2. Ein für die Edition neues Thema war die Golfkrise durch die irakische Besetzung Kuwaits am 2. August (Nr. 238). Das hatte vielfältige weltpolitische Aspekte, aber es ging auch um deutsche wie internationale Geiseln im Irak. Dies nimmt beträchtlichen Raum gerade in diversen bilateralen Verhandlungen mit Staaten der Region und im Bündnis ein, so dass der Halbband für die Zeit Juli-Dezember umfangreicher ist als der erste. Die auch sonst in AAPD hervorstechende Vielfalt an anderen und nur scheinbar abseitigen Themen ist auch für 1990 zu loben. Besonders aufgefallen sind mir hier die Fragen von Asyl, Flüchtlingen einerseits und Umwelt andererseits. Zu letzterem gibt es eine Reihe hellsichtiger Analysen, die auch 2021 noch von Interesse sind. So ging es in Nr. 130 um ein Abkommen zu einer gemeinsamen europäischen Asylpolitik und in Nr. 309 um eine Ressortbesprechung der Regierung (zentral dabei: "Fortsetzung der Bekämpfung der Fluchtursachen") und um eine europäische Migrationspolitik (Nr. 405 ist intern die Rede von der künftigen "faktischen Einwanderungsgemeinschaft" der EG in Ausgestaltung der Charta von Paris). Die weitere Vielfalt nicht unbedingt erwarteter Themen reicht von Rüstungsverhandlungen über Namibia bis nach Lateinamerika, um nur einige Stichworte zu nennen.

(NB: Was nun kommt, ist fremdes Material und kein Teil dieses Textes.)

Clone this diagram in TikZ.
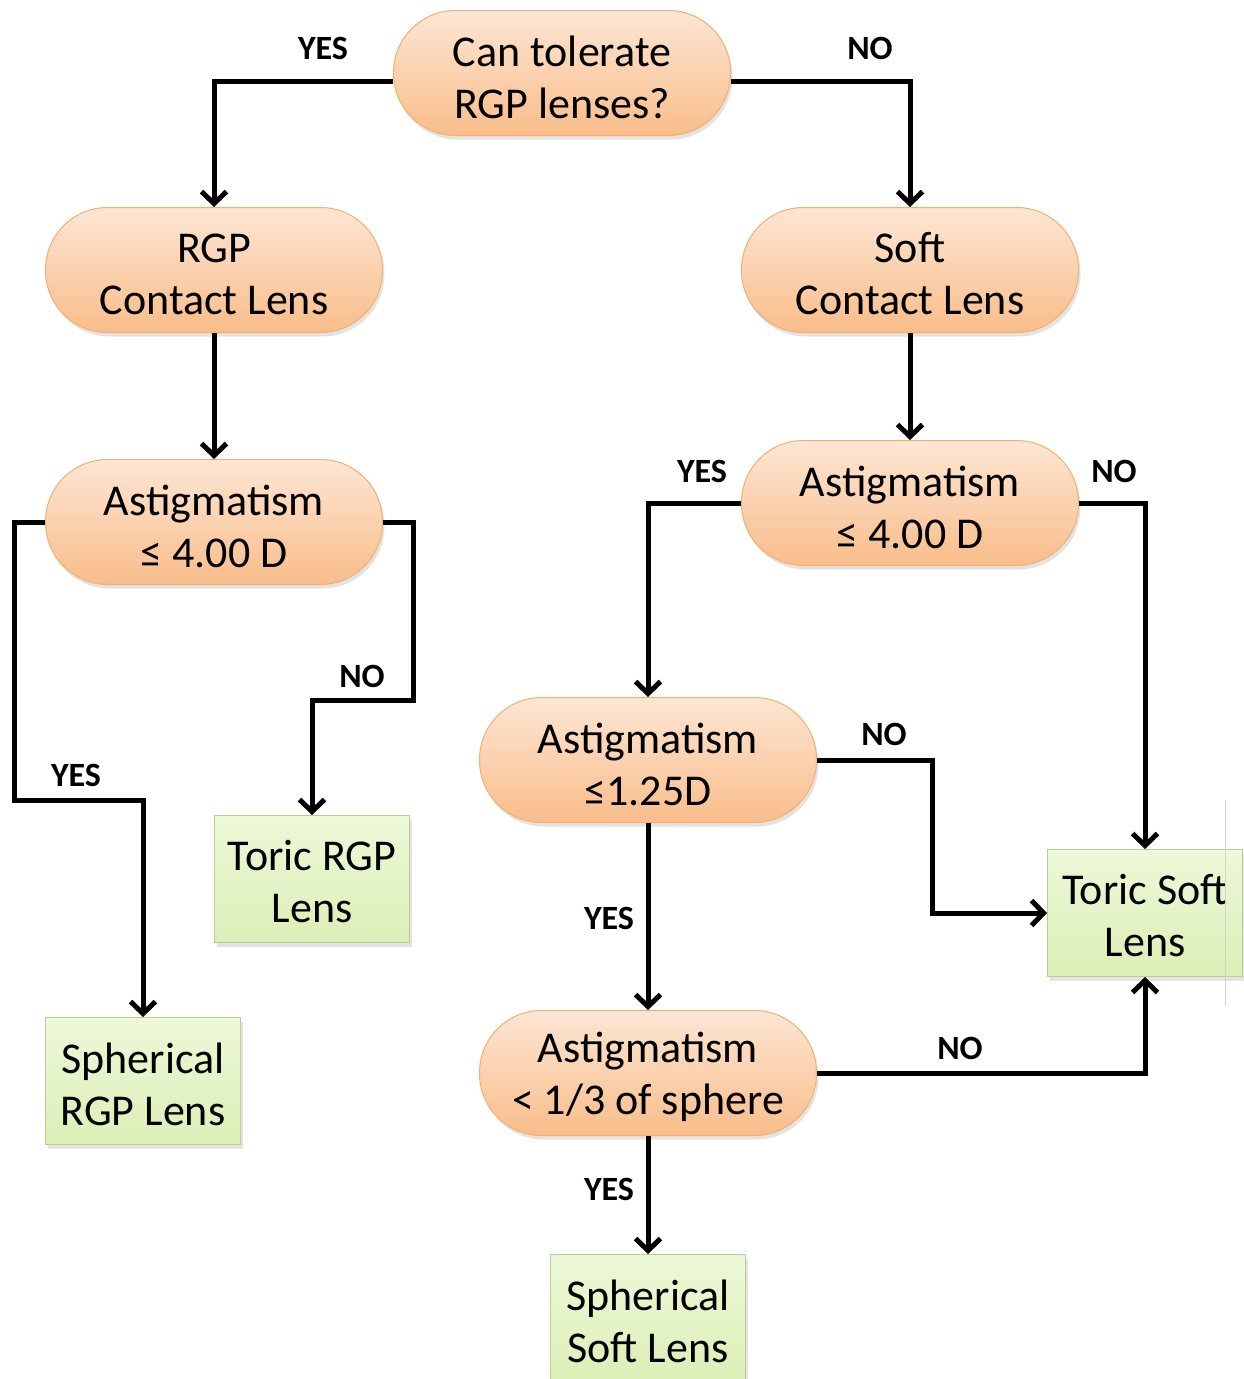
\documentclass[tikz,border=0pt]{standalone}
\usepackage{fontspec}
\setmainfont{Carlito}
\usetikzlibrary{arrows.meta,shadows}
\definecolor{peachtop}{HTML}{FDE6D4}
\definecolor{peachbot}{HTML}{F9BD8A}
\definecolor{peachline}{HTML}{F3B070}
\definecolor{greentop}{HTML}{EDF8D8}
\definecolor{greenbot}{HTML}{DCEFB6}
\definecolor{greenline}{HTML}{B9CF93}
\begin{document}
\begin{tikzpicture}[x=1pt,y=-1pt,
  decision/.style={rectangle, rounded corners=62pt, minimum width=337pt, minimum height=125pt,
    draw=peachline, line width=1pt, top color=peachtop, bottom color=peachbot,
    inner sep=0pt,
    drop shadow={opacity=0.22, shadow xshift=2pt, shadow yshift=-4pt}},
  result/.style={rectangle, minimum width=195pt, minimum height=127pt,
    draw=greenline, line width=1pt, top color=greentop, bottom color=greenbot,
    inner sep=0pt,
    drop shadow={opacity=0.22, shadow xshift=2pt, shadow yshift=-4pt}},
  txt/.style={align=center, inner sep=0pt, font=\fontsize{44}{52}\selectfont},
  flow/.style={line width=5pt, -{Straight Barb[length=12pt,width=25pt]}},
  lbl/.style={font=\fontsize{34}{38}\selectfont\bfseries, inner sep=0pt}
]
\useasboundingbox (0,0) rectangle (1243,1379);
\fill[white] (0,0) rectangle (1243,1379);

% decisions
\node[decision] (q0) at (562,73) {};
\node[txt] (q0t) at ([yshift=-4pt]q0.center) {Can tolerate\\RGP lenses?};
\node[decision] (rgp) at (214,270) {};
\node[txt] (rgpt) at ([yshift=-4pt]rgp.center) {RGP\\Contact Lens};
\node[decision] (soft) at (910,270) {};
\node[txt] (softt) at ([yshift=-4pt]soft.center) {Soft\\Contact Lens};
\node[decision] (la) at (214,522) {};
\node[txt] (lat) at ([yshift=-4pt]la.center) {Astigmatism\\≤ 4.00 D};
\node[decision] (ra) at (910,503) {};
\node[txt] (rat) at ([yshift=-4pt]ra.center) {Astigmatism\\≤ 4.00 D};
\node[decision] (a125) at (648,760) {};
\node[txt] (a125t) at ([yshift=-4pt]a125.center) {Astigmatism\\≤1.25D};
\node[decision] (a13) at (648,1073) {};
\node[txt] (a13t) at ([yshift=-4pt]a13.center) {Astigmatism\\< 1/3 of sphere};

% results
\node[result] (torrgp) at (312,879) {};
\node[txt] (torrgpt) at ([yshift=-3pt]torrgp.center) {Toric RGP\\Lens};
\node[result] (sphrgp) at (143,1081) {};
\node[txt] (sphrgpt) at ([yshift=-3pt]sphrgp.center) {Spherical\\RGP Lens};
\node[result] (tsoft) at (1145,913) {};
\node[txt] (tsoftt) at ([yshift=-3pt]tsoft.center) {Toric Soft\\Lens};
\node[result] (sphsoft) at (648,1318) {};
\node[txt] (sphsoftt) at ([yshift=-3pt]sphsoft.center) {Spherical\\Soft Lens};

% faint line
\draw[gray!35, line width=1pt] (1225,800) -- (1225,1005);

% connectors
\draw[flow] (q0.west |- 0,81) -| (rgp.north);
\draw[flow] (q0.east |- 0,81) -| (soft.north);
\draw[flow] (rgp.south) -- (la.north);
\draw[flow] (soft.south) -- (ra.north);
\draw[flow] (la.west) -| (14,800) -| (sphrgp.north);
\draw[flow] (la.east) -| (413,700) -| (torrgp.north);
\draw[flow] (ra.west) -| (a125.north);
\draw[flow] (ra.east) -| (tsoft.north);
\draw[flow] (a125.east) -| (932,913) -- (tsoft.west);
\draw[flow] (a125.south) -- (a13.north);
\draw[flow] (a13.east) -| (tsoft.south);
\draw[flow] (a13.south) -- (sphsoft.north);

% labels
\node[lbl] (l1) at (323,48) {YES};
\node[lbl] (l2) at (870,48) {NO};
\node[lbl] (l3) at (76,775) {YES};
\node[lbl] (l4) at (362,676) {NO};
\node[lbl] (l5) at (702,471) {YES};
\node[lbl] (l6) at (1114,471) {NO};
\node[lbl] (l7) at (884,734) {NO};
\node[lbl] (l8) at (609,918) {YES};
\node[lbl] (l9) at (960,1048) {NO};
\node[lbl] (l10) at (609,1189) {YES};
\end{tikzpicture}
\end{document}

In der editorischen Ausführung ist der Band wie alle Vorgänger exzellent (auch wenn Anregungen aus früheren Rezensionen durchweg nicht aufgegriffen wurden). Drei Register, einleitende Regesten und eine Fülle erläuternder Anmerkungen und Querverweisen umreißen diesen Befund. Nur ein Punkt dieser elaborierten Querverweise sei abschließend mit einer Anregung versehen. Es gibt in den Anmerkungen umfassende Verweise auf die eingangs genannten Editionen oder Links, aber nicht auf alle bereits einschlägig veröffentlichten Akten. Das reicht nicht. Dringend erforderlich ist eine Konkordanz zumindest aller deutschen Quellenveröffentlichungen zum Vereinigungsprozess 1989/90. So etwas kann man leicht online machen, zumal die AAPD nach einer Karenzzeit von vier Jahren im open access zugänglich gemacht werden.
Anmerkung:
[1] Einen anschaulichen Überblick über die Rolle des AA 1989/90 liefern Mitarbeiter der Edition AAPD, wobei der zweite auch für den vorzustellenden Band 1990 mit verantwortlich zeichnet: Heike Amos / Tim Geiger: Das Auswärtige Amt im Prozess der deutschen Wiedervereinigung, in: Europa und die deutsche Einheit. Beobachtungen, Entscheidungen, Folgen, hg. von Michael Gehler / Maximilian Graf, Göttingen 2017, 65-90 (Die Editoren von AAPD publizieren regelmäßig auch zu den Akten der Edition, aber außerhalb der Bände auf dem freien wissenschaftlichen Markt und in angemessen nüchterner Diktion).